● **Data shown**
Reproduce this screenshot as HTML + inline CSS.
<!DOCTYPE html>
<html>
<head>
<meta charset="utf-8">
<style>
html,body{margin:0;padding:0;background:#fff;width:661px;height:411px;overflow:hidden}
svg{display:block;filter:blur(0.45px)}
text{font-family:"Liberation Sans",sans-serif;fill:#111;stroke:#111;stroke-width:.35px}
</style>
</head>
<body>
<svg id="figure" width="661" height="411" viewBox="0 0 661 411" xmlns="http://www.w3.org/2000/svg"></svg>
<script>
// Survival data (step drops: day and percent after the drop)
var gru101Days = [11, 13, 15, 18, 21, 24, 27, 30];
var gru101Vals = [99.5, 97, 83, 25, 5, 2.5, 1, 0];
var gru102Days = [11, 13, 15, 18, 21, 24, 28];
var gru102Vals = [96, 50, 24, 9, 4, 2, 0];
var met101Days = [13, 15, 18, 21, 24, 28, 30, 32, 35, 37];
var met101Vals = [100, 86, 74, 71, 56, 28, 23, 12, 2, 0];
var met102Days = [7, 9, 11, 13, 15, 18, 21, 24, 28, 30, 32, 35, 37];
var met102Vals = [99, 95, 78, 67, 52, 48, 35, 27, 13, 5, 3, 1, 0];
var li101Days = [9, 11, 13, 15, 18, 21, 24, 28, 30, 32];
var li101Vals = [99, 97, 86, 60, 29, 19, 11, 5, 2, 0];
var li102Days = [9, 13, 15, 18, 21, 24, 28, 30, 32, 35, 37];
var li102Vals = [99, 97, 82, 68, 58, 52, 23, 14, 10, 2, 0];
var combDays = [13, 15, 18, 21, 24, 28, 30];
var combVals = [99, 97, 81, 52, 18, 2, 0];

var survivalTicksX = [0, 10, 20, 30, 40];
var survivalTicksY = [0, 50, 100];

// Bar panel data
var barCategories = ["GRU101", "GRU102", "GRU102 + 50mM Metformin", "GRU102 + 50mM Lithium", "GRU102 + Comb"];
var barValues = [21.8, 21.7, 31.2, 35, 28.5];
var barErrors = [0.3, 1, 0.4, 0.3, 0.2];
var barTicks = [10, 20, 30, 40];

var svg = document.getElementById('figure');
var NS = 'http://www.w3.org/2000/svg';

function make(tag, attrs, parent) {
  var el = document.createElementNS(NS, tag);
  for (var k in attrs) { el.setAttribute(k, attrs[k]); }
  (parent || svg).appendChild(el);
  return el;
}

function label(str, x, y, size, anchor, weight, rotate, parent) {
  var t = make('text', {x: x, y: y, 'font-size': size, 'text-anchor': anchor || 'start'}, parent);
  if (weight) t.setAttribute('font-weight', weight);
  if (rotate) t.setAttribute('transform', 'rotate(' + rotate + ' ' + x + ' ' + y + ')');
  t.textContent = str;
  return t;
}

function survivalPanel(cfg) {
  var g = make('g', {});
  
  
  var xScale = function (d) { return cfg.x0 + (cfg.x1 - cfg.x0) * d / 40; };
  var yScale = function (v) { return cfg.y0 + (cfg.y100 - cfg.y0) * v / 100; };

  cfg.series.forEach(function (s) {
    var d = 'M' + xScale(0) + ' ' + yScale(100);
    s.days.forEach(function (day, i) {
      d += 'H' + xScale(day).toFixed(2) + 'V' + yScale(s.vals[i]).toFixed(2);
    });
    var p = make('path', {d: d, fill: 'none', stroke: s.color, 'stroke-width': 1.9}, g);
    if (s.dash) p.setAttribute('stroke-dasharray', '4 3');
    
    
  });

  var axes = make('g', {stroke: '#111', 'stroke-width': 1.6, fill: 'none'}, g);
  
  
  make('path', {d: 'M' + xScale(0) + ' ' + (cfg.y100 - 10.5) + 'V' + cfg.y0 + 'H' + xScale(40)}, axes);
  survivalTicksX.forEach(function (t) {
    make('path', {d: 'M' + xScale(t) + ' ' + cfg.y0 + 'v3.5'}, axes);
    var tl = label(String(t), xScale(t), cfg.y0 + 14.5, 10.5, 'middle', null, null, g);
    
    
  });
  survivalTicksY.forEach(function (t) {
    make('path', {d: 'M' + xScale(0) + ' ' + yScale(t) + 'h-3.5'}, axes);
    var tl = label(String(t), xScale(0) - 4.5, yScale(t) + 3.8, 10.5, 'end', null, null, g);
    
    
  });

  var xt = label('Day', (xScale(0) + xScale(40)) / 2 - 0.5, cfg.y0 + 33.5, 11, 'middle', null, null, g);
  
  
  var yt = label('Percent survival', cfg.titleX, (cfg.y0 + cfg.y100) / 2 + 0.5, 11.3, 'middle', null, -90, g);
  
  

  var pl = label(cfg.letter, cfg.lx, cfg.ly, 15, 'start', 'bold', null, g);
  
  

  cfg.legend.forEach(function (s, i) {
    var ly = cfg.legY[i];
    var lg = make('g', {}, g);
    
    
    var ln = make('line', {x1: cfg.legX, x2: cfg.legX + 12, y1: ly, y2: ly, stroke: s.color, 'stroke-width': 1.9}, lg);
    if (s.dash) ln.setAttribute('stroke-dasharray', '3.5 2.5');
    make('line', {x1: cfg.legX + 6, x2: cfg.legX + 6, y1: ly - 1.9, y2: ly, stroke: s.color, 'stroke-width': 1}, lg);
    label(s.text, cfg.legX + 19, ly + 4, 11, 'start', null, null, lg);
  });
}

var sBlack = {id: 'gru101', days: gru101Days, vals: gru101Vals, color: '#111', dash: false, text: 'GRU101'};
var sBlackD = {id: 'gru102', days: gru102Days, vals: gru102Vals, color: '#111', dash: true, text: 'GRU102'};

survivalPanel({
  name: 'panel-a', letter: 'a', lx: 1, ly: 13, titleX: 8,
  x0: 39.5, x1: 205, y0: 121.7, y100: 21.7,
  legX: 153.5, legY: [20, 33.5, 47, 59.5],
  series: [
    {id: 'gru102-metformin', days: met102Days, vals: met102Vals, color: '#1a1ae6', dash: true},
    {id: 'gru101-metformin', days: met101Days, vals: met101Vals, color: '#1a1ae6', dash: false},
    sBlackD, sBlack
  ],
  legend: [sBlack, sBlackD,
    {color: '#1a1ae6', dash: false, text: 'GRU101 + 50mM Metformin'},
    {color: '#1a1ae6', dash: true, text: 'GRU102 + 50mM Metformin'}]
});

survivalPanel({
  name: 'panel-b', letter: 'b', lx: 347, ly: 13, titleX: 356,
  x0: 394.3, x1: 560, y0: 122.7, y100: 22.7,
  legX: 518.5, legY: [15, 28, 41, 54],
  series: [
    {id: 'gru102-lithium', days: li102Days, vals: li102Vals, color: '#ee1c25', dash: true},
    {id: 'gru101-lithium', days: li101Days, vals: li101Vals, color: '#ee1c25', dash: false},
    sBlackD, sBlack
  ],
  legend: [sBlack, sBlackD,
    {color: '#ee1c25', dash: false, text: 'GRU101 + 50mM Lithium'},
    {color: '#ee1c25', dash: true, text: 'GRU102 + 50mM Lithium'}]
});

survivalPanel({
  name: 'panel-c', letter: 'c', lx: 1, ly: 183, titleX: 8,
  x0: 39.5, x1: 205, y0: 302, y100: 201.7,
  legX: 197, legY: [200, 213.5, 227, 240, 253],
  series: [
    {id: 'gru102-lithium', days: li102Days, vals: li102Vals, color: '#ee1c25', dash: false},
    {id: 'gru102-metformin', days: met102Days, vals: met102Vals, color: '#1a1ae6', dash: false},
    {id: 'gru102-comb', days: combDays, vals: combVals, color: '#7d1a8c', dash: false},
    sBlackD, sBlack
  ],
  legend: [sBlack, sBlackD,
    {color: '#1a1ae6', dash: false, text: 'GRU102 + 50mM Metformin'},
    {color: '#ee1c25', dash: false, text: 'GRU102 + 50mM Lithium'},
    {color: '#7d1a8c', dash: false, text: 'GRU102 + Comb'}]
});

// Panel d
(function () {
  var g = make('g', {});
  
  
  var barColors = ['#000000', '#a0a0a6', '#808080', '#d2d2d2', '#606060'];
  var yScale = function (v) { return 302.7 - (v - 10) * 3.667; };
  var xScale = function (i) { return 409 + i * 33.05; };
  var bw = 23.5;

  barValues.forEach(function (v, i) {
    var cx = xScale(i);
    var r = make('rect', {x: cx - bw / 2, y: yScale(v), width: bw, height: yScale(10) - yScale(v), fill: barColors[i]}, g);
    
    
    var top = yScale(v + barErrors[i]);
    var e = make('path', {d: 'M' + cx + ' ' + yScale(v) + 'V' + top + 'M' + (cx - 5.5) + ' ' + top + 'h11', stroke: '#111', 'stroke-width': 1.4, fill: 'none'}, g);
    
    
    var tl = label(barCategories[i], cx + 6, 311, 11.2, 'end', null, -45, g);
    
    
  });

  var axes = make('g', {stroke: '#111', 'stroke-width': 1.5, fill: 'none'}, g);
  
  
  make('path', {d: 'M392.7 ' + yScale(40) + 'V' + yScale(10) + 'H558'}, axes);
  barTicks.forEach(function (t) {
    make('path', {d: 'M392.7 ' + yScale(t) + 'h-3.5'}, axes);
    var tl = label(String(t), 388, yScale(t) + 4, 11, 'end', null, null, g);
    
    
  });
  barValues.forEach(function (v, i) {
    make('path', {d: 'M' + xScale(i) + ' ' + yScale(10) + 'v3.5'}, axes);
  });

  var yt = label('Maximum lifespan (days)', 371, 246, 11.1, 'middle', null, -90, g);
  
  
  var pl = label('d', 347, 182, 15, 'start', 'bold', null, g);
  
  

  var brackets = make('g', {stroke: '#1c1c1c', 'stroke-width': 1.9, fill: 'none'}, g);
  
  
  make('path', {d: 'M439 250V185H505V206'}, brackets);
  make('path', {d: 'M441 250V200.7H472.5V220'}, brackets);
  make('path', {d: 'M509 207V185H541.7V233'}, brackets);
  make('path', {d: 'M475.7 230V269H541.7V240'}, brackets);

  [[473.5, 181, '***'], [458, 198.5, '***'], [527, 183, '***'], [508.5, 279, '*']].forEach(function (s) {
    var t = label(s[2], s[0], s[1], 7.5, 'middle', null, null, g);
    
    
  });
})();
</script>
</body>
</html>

● **Task goal**
In the listing above, reproduce the first line and each one after it through the line that contains "var NS = 'http://www.w3.org/2000/svg';".

● **Written solution**
Reproduce this screenshot as HTML + inline CSS.
<!DOCTYPE html>
<html>
<head>
<meta charset="utf-8">
<style>
html,body{margin:0;padding:0;background:#fff;width:661px;height:411px;overflow:hidden}
svg{display:block;filter:blur(0.45px)}
text{font-family:"Liberation Sans",sans-serif;fill:#111;stroke:#111;stroke-width:.35px}
</style>
</head>
<body>
<svg id="figure" width="661" height="411" viewBox="0 0 661 411" xmlns="http://www.w3.org/2000/svg"></svg>
<script>
// Survival data (step drops: day and percent after the drop)
var gru101Days = [11, 13, 15, 18, 21, 24, 27, 30];
var gru101Vals = [99.5, 97, 83, 25, 5, 2.5, 1, 0];
var gru102Days = [11, 13, 15, 18, 21, 24, 28];
var gru102Vals = [96, 50, 24, 9, 4, 2, 0];
var met101Days = [13, 15, 18, 21, 24, 28, 30, 32, 35, 37];
var met101Vals = [100, 86, 74, 71, 56, 28, 23, 12, 2, 0];
var met102Days = [7, 9, 11, 13, 15, 18, 21, 24, 28, 30, 32, 35, 37];
var met102Vals = [99, 95, 78, 67, 52, 48, 35, 27, 13, 5, 3, 1, 0];
var li101Days = [9, 11, 13, 15, 18, 21, 24, 28, 30, 32];
var li101Vals = [99, 97, 86, 60, 29, 19, 11, 5, 2, 0];
var li102Days = [9, 13, 15, 18, 21, 24, 28, 30, 32, 35, 37];
var li102Vals = [99, 97, 82, 68, 58, 52, 23, 14, 10, 2, 0];
var combDays = [13, 15, 18, 21, 24, 28, 30];
var combVals = [99, 97, 81, 52, 18, 2, 0];

var survivalTicksX = [0, 10, 20, 30, 40];
var survivalTicksY = [0, 50, 100];

// Bar panel data
var barCategories = ["GRU101", "GRU102", "GRU102 + 50mM Metformin", "GRU102 + 50mM Lithium", "GRU102 + Comb"];
var barValues = [21.8, 21.7, 31.2, 35, 28.5];
var barErrors = [0.3, 1, 0.4, 0.3, 0.2];
var barTicks = [10, 20, 30, 40];

var svg = document.getElementById('figure');
var NS = 'http://www.w3.org/2000/svg';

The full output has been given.